WORK REQUIRED >> Extract only the lines running from the top of the entries to the line that holds "import * as". Include that line and omit the pictures.

Plotting code records >>
----

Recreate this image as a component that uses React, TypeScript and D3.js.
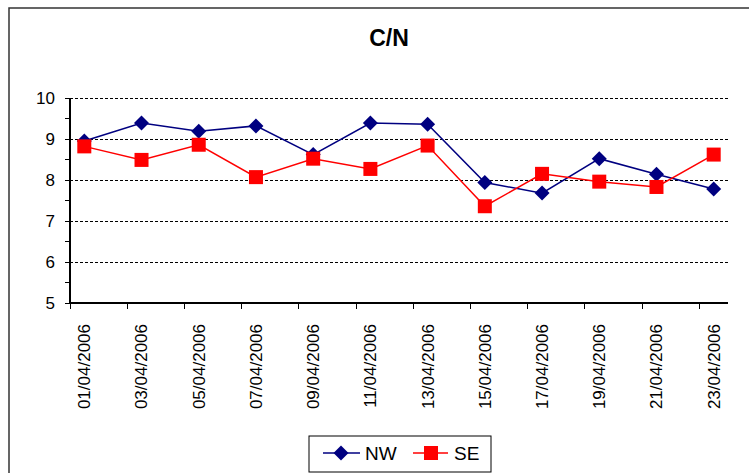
import * as d3 from "d3";

// dates are every 2 days in April 2006
const dates = [
  "01/04/2006", "03/04/2006", "05/04/2006", "07/04/2006", "09/04/2006", "11/04/2006",
  "13/04/2006", "15/04/2006", "17/04/2006", "19/04/2006", "21/04/2006", "23/04/2006",
];
const nwValues = [8.95, 9.39, 9.19, 9.32, 8.62, 9.39, 9.36, 7.94, 7.68, 8.52, 8.14, 7.78];
const seValues = [8.82, 8.49, 8.86, 8.07, 8.52, 8.27, 8.84, 7.36, 8.15, 7.96, 7.83, 8.62];
const yTicks = [5, 6, 7, 8, 9, 10];
const yMinorTicks = [5.5, 6.5, 7.5, 8.5, 9.5];

const W = 749;
const H = 473;
const plot = { left: 70, right: 728, top: 98, bottom: 303 };
const font = "Liberation Sans, Arial, sans-serif";

const dayIndex = (s: string) => +s.slice(0, 2) - 1;

// square turned 45 degrees, 14px across
const diamondPath = "M0,-7.5L7.5,0L0,7.5L-7.5,0Z";

export default function App() {
  const x = d3.scaleLinear().domain([0, 23]).range([plot.left, plot.right]);
  const y = d3.scaleLinear().domain([5, 10]).range([plot.bottom, plot.top]);

  const line = d3
    .line<number>()
    .x((_, i) => x(dayIndex(dates[i]) + 0.5))
    .y((d) => y(d));

  return (
    <svg
      width={W}
      height={H}
      style={{ position: "absolute", left: 0, top: 0, background: "#fff" }}
      fontFamily={font}
    >
      {/* outer frame */}
      <rect x={9} y={8} width={770} height={500} fill="#fff" stroke="#333" strokeWidth={1.5} />

      <text x={389} y={46} textAnchor="middle" fontSize={23} fontWeight="bold">
        C/N
      </text>

      {/* grid */}
      {yTicks.filter((t) => t > 5).map((t) => (
        <line
          key={t}
          x1={plot.left}
          x2={plot.right}
          y1={y(t)}
          y2={y(t)}
          stroke="#000"
          strokeWidth={1}
          strokeDasharray="3,2"
          shapeRendering="crispEdges"
        />
      ))}

      {/* y axis */}
      <line x1={plot.left} x2={plot.left} y1={plot.top} y2={plot.bottom} stroke="#000" strokeWidth={2} />
      {[...yTicks, ...yMinorTicks].map((t) => (
        <line
          key={"yt" + t}
          x1={plot.left - 5}
          x2={plot.left}
          y1={y(t)}
          y2={y(t)}
          stroke="#000"
          strokeWidth={1}
          shapeRendering="crispEdges"
        />
      ))}
      {yTicks.map((t) => (
        <text key={"yl" + t} x={55} y={y(t)} dy="0.35em" textAnchor="end" fontSize={17}>
          {t}
        </text>
      ))}

      {/* x axis */}
      <line x1={plot.left} x2={plot.right} y1={plot.bottom} y2={plot.bottom} stroke="#000" strokeWidth={2} />
      {dates.map((d) => (
        <line
          key={"xt" + d}
          x1={x(dayIndex(d))}
          x2={x(dayIndex(d))}
          y1={plot.bottom}
          y2={plot.bottom + 6}
          stroke="#000"
          strokeWidth={1}
          shapeRendering="crispEdges"
        />
      ))}
      {dates.map((d) => {
        const cx = x(dayIndex(d) + 0.5);
        return (
          <text
            key={"xl" + d}
            transform={`translate(${cx},${plot.bottom + 21}) rotate(-90)`}
            textAnchor="end"
            dy="0.35em"
            fontSize={17}
          >
            {d}
          </text>
        );
      })}

      {/* series */}
      <path d={line(nwValues) ?? undefined} fill="none" stroke="#000080" strokeWidth={1.5} />
      <path d={line(seValues) ?? undefined} fill="none" stroke="#ff0000" strokeWidth={1.5} />
      {nwValues.map((v, i) => (
        <path
          key={"nw" + i}
          d={diamondPath}
          transform={`translate(${x(dayIndex(dates[i]) + 0.5)},${y(v)})`}
          fill="#000080"
        />
      ))}
      {seValues.map((v, i) => (
        <rect
          key={"se" + i}
          x={x(dayIndex(dates[i]) + 0.5) - 7}
          y={y(v) - 7}
          width={14}
          height={14}
          fill="#ff0000"
        />
      ))}

      {/* legend */}
      <rect x={309} y={436} width={182} height={36} fill="#fff" stroke="#000" strokeWidth={1} />
      <line x1={323} x2={360} y1={453} y2={453} stroke="#000080" strokeWidth={1.5} />
      <path d={diamondPath} transform="translate(341,453)" fill="#000080" />
      <text x={365} y={453} dy="0.35em" fontSize={19}>NW</text>
      <line x1={413} x2={448} y1={453} y2={453} stroke="#ff0000" strokeWidth={1.5} />
      <rect x={424} y={446} width={14} height={14} fill="#ff0000" />
      <text x={454} y={453} dy="0.35em" fontSize={19}>SE</text>
    </svg>
  );
}
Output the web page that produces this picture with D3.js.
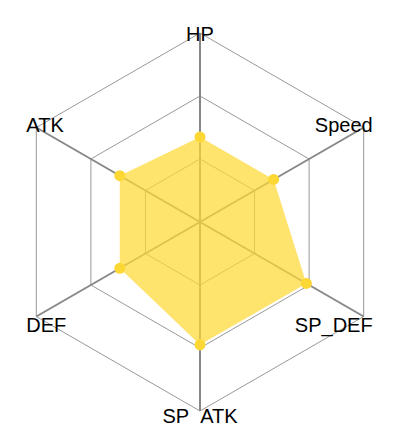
<!DOCTYPE html>
<html><head><meta charset="utf-8">
<script src="https://cdn.jsdelivr.net/npm/d3@7"></script>
<style>body{margin:0;background:#fff}svg{display:block}</style>
</head><body>
<svg id="c" width="402" height="442"></svg>
<script>
const axes = ["HP", "Speed", "SP_DEF", "SP\u00A0\u00A0ATK", "DEF", "ATK"];
const values = [45, 45, 65, 65, 49, 49];
const maxValue = 100;
const ringLevels = [1, 2, 3];

const W = 402, H = 442, cx = 200, cy = 222, R = 189;
const svg = d3.select("#c");
const r = d3.scaleLinear().domain([0, maxValue]).range([0, R]);
const ang = d3.scaleLinear().domain([0, axes.length]).range([0, 2 * Math.PI]);
const pt = (i, rad) => [cx + rad * Math.sin(ang(i)), cy - rad * Math.cos(ang(i))];

const g = svg.append("g");
// rings
ringLevels.forEach(l => {
  const rad = R * l / ringLevels.length;
  g.append("polygon")
    .attr("points", axes.map((a, i) => pt(i, rad).join(",")).join(" "))
    .attr("fill", "none").attr("stroke", "#999").attr("stroke-width", 1);
});
// axes
axes.forEach((a, i) => {
  const [x, y] = pt(i, R);
  g.append("line").attr("x1", cx).attr("y1", cy).attr("x2", x).attr("y2", y)
    .attr("stroke", "#888").attr("stroke-width", 2);
});
// area
const line = d3.line().curve(d3.curveLinearClosed);
g.append("path")
  .attr("d", line(values.map((v, i) => pt(i, r(v)))))
  .attr("fill", "#FDD835").attr("fill-opacity", 0.72);
// points
g.selectAll("circle.p").data(values).join("circle")
  .attr("cx", (v, i) => pt(i, r(v))[0]).attr("cy", (v, i) => pt(i, r(v))[1])
  .attr("r", 5.5).attr("fill", "#FDD835");
// labels
axes.forEach((a, i) => {
  const [x, y] = pt(i, R);
  const s = Math.sin(ang(i)), c = Math.cos(ang(i));
  let anchor = "middle", tx = x, ty = y;
  if (s > 0.1) { anchor = "end"; tx = x + 9; }
  else if (s < -0.1) { anchor = "start"; tx = x - 10; }
  if (Math.abs(s) > 0.1) ty = c > 0 ? y - 2.5 : y + 8;
  else ty = c > 0 ? y + 1 : y + 4.5;
  g.append("text").attr("x", tx).attr("y", ty)
    .attr("text-anchor", anchor).attr("dominant-baseline", "central")
    .attr("font-family", "Liberation Sans, Arial, sans-serif").attr("font-size", 20)
    .attr("fill", "#000").text(a);
});
</script>
</body></html>
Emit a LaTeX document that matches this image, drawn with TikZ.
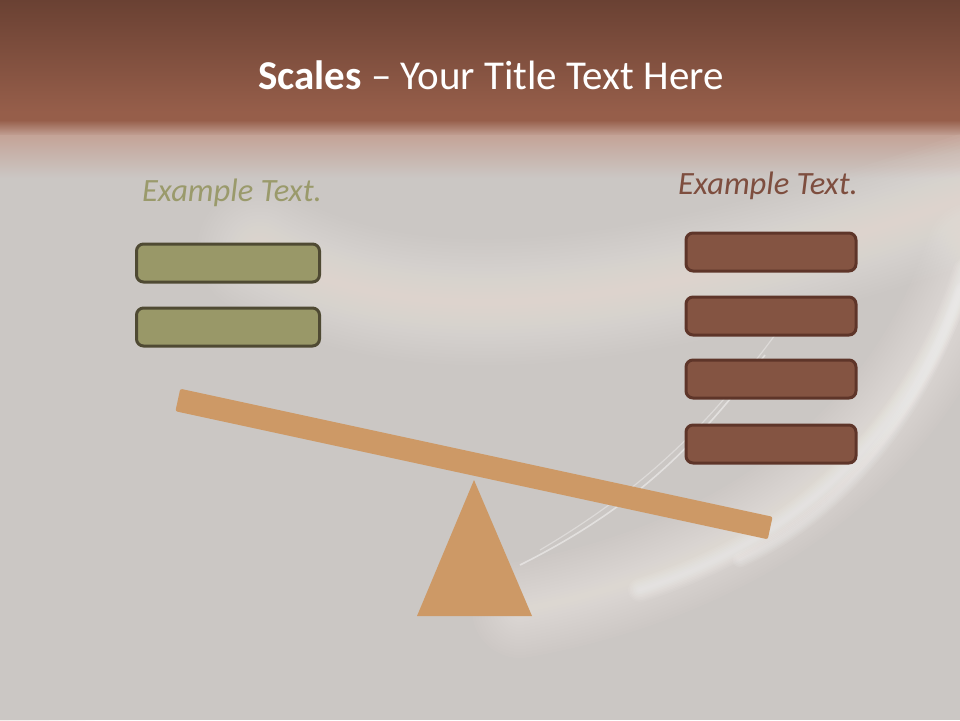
\documentclass[tikz,border=0pt]{standalone}
\usepackage{fontspec}
\setmainfont{Carlito}
\usetikzlibrary{shapes.geometric}
\definecolor{bg}{HTML}{CBC7C4}
\definecolor{hdtop}{HTML}{6A4133}
\definecolor{hdbot}{HTML}{965E4A}
\definecolor{hdfade}{HTML}{C4A397}
\definecolor{glow}{HTML}{F4EAE4}
\definecolor{pinkish}{HTML}{DCCEC9}
\definecolor{olivefill}{HTML}{999868}
\definecolor{olivedraw}{HTML}{4F4A33}
\definecolor{olivetext}{HTML}{9A9A6B}
\definecolor{brownfill}{HTML}{845442}
\definecolor{browndraw}{HTML}{5E3529}
\definecolor{browntext}{HTML}{7E4E3F}
\definecolor{wood}{HTML}{CD9966}
\tikzset{
  lbox/.style={draw=olivedraw, fill=olivefill, line width=3pt, rounded corners=7pt, minimum width=183pt, minimum height=38pt, inner sep=0pt},
  rbox/.style={draw=browndraw, fill=brownfill, line width=3pt, rounded corners=7pt, minimum width=170pt, minimum height=38pt, inner sep=0pt},
  exlabel/.style={font=\fontsize{32.5}{38}\selectfont\itshape, inner sep=0pt},
  beam/.style={fill=wood, rounded corners=2pt, minimum width=606pt, minimum height=23pt, inner sep=0pt},
}
\begin{document}
\begin{tikzpicture}[x=1pt,y=-1pt]
\useasboundingbox (0,0) rectangle (960,720);
% background
\fill[bg] (0,0) rectangle (960,720);
% header
\shade[top color=hdtop, bottom color=hdbot] (0,0) rectangle (960,112);
\fill[hdbot] (0,111) rectangle (960,121);
\shade[top color=hdbot, bottom color=hdfade] (0,120) rectangle (960,136);
\shade[top color=hdfade, bottom color=bg] (0,135) rectangle (960,178);
\begin{scope}
\clip (0,128) rectangle (960,720);
% pinkish lower left
\foreach \i in {1,...,24}{
  \fill[pinkish, opacity=0.04] (-80,600) ellipse ({8*\i pt} and {12*\i pt});
}
% upper soft glow band
\foreach \i in {1,...,18}{
  \draw[glow, line width={7*\i pt}, opacity=0.045, line cap=round] (260,250) .. controls (420,340) and (650,310) .. (990,190);
}
% lower glow band
\foreach \i in {1,...,16}{
  \draw[glow, line width={6*\i pt}, opacity=0.05, line cap=round] (520,610) .. controls (740,570) and (910,450) .. (975,250);
}
\foreach \i in {1,...,8}{
  \draw[white, line width={3*\i pt}, opacity=0.06, line cap=round] (640,590) .. controls (800,540) and (915,430) .. (965,270);
}
\foreach \i in {1,...,5}{
  \draw[white, line width={3*\i pt}, opacity=0.07, line cap=round] (740,560) .. controls (830,520) and (915,430) .. (962,290);
}
\draw[white, line width=1.6pt, opacity=0.45] (520,565) .. controls (640,505) and (700,440) .. (765,355);
\draw[white, line width=1.2pt, opacity=0.35] (540,550) .. controls (650,485) and (712,420) .. (775,335);
\end{scope}
\node[text=white, font=\fontsize{41}{48}\selectfont, inner sep=0pt] (title) at (491,75) {\textbf{Scales} – Your Title Text Here};
% labels
\node[exlabel, text=olivetext] (ltext) at (232,193) {Example Text.};
\node[exlabel, text=browntext] (rtext) at (768,186) {Example Text.};
% left boxes
\node[lbox] (l1) at (228,263) {};
\node[lbox] (l2) at (228,327) {};
% right boxes
\node[rbox] (r1) at (771,252) {};
\node[rbox] (r2) at (771,316) {};
\node[rbox] (r3) at (771,379) {};
\node[rbox] (r4) at (771,444) {};
% fulcrum
\fill[wood] (474,480) -- (532,616) -- (417,616) -- cycle;
% beam
\node[beam, rotate=-12.2] (bar) at (474,464) {};
\end{tikzpicture}
\end{document}
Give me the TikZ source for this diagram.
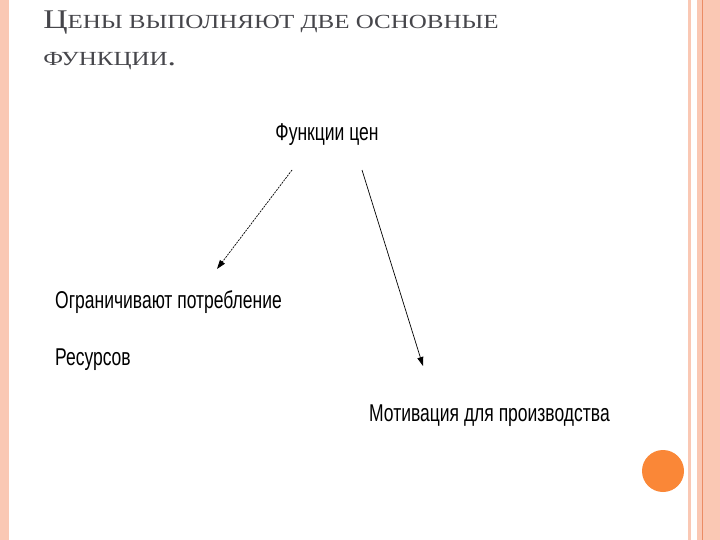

----

OUTPUT BELOW >>
Recreate this image as a component that uses React, TypeScript and D3.js.
import * as d3 from "d3";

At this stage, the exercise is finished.